= Task input =
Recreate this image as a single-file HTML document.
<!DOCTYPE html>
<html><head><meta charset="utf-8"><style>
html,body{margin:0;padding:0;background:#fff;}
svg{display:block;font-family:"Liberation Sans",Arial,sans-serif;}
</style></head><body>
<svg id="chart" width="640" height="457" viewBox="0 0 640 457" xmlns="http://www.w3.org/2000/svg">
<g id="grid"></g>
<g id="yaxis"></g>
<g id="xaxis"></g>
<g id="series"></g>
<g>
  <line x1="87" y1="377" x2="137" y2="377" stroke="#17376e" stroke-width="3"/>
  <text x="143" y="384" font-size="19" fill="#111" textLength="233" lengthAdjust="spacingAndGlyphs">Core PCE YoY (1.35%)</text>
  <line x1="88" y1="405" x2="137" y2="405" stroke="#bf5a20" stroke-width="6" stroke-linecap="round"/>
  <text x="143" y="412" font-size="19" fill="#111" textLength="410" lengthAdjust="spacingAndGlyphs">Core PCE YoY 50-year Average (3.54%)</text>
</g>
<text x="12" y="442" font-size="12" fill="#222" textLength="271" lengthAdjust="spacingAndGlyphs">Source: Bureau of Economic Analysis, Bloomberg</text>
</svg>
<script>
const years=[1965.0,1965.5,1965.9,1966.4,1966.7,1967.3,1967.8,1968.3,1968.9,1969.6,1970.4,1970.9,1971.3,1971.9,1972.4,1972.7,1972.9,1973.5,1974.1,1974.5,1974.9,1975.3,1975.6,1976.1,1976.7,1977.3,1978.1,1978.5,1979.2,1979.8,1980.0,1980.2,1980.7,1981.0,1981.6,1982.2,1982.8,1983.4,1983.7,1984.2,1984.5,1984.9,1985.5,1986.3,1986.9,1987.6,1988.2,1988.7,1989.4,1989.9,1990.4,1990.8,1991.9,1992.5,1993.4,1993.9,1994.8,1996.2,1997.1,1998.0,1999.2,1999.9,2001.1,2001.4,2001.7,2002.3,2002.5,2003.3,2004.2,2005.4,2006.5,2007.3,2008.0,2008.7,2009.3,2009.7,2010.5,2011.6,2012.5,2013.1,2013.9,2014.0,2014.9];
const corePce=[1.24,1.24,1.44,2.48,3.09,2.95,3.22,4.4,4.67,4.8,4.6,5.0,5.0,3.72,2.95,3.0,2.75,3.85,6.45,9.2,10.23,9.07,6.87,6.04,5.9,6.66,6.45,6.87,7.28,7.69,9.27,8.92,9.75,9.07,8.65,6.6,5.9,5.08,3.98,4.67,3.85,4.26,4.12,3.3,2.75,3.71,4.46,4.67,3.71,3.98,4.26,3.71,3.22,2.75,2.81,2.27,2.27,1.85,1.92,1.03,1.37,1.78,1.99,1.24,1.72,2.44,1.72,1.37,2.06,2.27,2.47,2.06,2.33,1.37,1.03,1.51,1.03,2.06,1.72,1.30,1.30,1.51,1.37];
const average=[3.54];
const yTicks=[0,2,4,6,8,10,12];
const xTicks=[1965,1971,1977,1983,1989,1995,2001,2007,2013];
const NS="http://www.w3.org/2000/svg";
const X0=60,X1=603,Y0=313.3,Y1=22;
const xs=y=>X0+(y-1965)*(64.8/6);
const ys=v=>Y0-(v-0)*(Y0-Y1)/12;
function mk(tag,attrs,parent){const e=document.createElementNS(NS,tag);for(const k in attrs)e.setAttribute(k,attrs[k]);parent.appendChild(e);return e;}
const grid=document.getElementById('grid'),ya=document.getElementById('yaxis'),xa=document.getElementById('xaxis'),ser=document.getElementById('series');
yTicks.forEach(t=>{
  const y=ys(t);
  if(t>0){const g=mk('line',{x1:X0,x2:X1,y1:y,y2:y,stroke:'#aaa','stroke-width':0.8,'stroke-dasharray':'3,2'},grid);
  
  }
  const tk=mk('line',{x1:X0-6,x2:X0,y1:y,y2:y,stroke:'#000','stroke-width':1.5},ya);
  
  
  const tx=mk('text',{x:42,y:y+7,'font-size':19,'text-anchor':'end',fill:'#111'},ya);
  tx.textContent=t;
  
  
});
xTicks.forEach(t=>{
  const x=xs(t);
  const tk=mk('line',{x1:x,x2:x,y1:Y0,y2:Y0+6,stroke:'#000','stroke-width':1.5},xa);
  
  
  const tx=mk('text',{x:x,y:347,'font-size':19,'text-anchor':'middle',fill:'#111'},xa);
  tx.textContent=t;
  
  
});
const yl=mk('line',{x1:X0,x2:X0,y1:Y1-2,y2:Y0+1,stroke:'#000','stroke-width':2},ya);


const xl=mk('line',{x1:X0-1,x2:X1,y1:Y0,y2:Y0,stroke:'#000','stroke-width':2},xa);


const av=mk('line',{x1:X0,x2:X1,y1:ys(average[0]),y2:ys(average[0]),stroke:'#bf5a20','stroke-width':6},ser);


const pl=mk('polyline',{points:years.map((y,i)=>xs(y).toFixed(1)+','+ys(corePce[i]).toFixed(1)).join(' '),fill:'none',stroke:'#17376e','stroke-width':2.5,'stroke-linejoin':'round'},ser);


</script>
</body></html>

...

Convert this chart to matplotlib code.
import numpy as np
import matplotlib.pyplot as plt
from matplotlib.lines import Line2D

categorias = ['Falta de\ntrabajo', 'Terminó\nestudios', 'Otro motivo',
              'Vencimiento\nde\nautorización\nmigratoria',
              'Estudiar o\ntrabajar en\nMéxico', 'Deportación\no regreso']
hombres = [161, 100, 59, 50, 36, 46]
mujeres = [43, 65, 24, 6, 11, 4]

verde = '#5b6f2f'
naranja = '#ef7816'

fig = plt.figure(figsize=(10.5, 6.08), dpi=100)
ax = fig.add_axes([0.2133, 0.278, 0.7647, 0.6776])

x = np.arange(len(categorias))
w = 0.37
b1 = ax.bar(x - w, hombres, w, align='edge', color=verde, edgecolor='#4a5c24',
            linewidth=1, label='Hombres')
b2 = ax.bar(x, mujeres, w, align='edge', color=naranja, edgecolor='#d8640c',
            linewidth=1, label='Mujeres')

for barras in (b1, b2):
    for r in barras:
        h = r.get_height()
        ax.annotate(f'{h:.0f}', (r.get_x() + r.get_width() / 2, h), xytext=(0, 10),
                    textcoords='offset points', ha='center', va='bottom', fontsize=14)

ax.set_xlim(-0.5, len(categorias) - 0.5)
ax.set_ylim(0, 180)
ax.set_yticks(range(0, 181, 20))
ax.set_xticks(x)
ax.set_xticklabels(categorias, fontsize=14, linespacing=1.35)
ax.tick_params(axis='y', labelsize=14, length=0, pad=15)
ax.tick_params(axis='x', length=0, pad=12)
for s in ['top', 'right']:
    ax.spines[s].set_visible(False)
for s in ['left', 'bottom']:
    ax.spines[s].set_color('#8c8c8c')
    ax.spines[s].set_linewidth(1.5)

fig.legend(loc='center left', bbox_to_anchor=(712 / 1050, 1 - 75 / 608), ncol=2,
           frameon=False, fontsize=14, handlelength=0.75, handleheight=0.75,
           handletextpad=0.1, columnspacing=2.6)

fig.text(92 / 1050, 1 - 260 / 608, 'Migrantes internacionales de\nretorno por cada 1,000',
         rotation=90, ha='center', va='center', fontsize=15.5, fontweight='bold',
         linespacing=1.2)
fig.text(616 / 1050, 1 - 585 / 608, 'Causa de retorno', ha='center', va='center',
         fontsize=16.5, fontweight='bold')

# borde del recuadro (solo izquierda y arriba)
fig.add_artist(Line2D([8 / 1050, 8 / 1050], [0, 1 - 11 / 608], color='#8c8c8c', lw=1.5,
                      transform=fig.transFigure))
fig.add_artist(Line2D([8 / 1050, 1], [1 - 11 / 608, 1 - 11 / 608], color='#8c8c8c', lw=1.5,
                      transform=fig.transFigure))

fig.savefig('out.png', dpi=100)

--

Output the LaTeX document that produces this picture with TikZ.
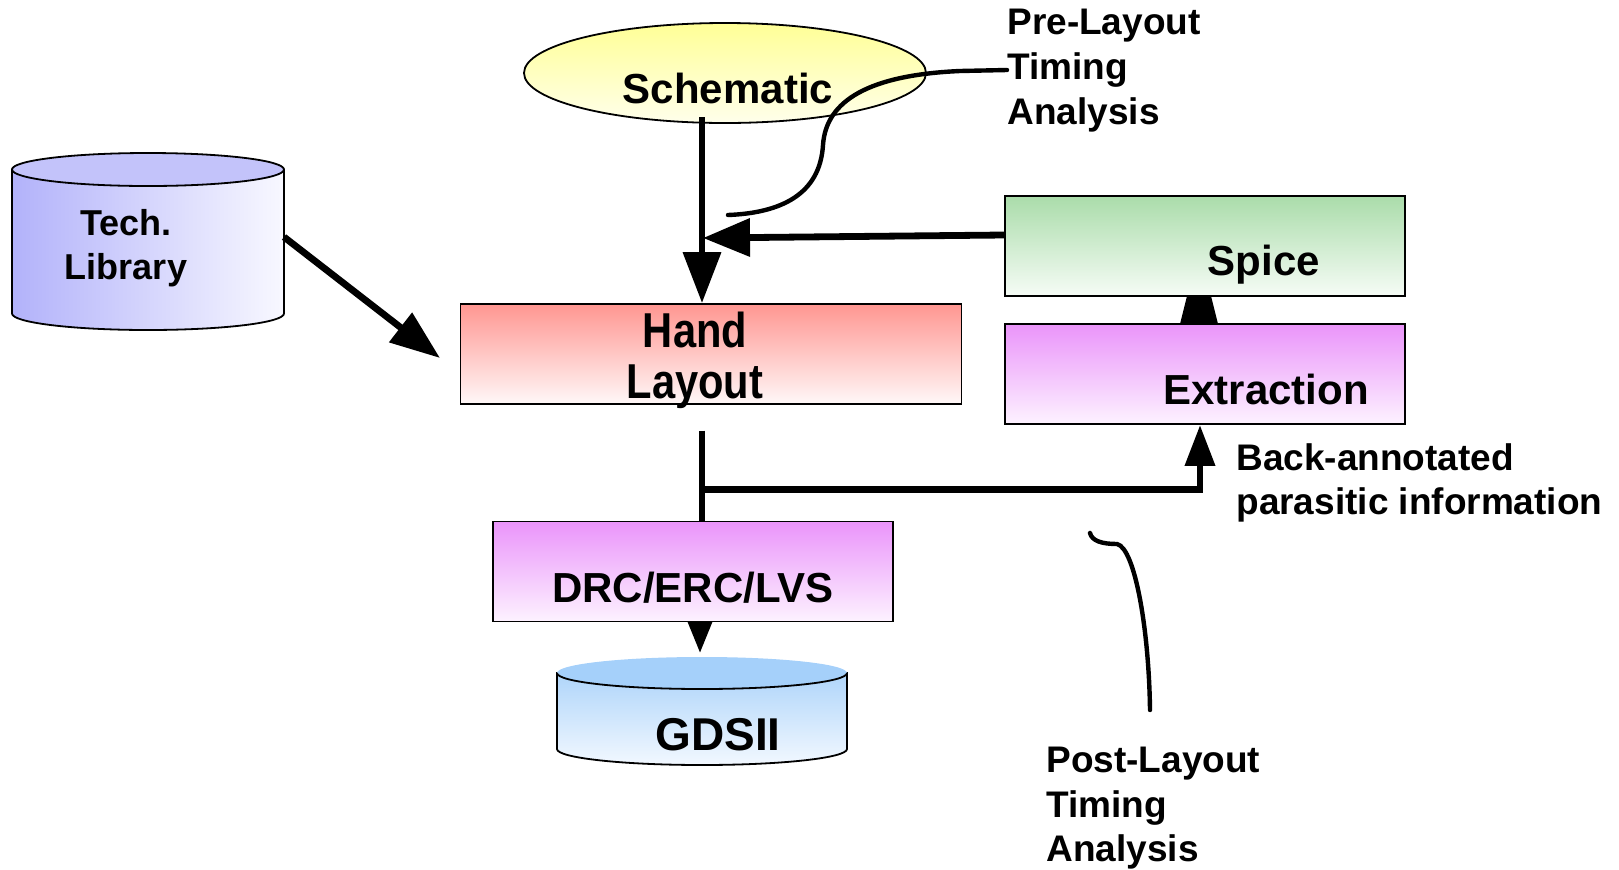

= Exercise =
Begin at the line containing "Convert this chart to matplotlib code.", end at the line containing "naranja = '#ef7816'", and reproduce every line in that range exactly, both ends included.

= Solved exercise =
Convert this chart to matplotlib code.
import numpy as np
import matplotlib.pyplot as plt
from matplotlib.lines import Line2D

categorias = ['Falta de\ntrabajo', 'Terminó\nestudios', 'Otro motivo',
              'Vencimiento\nde\nautorización\nmigratoria',
              'Estudiar o\ntrabajar en\nMéxico', 'Deportación\no regreso']
hombres = [161, 100, 59, 50, 36, 46]
mujeres = [43, 65, 24, 6, 11, 4]

verde = '#5b6f2f'
naranja = '#ef7816'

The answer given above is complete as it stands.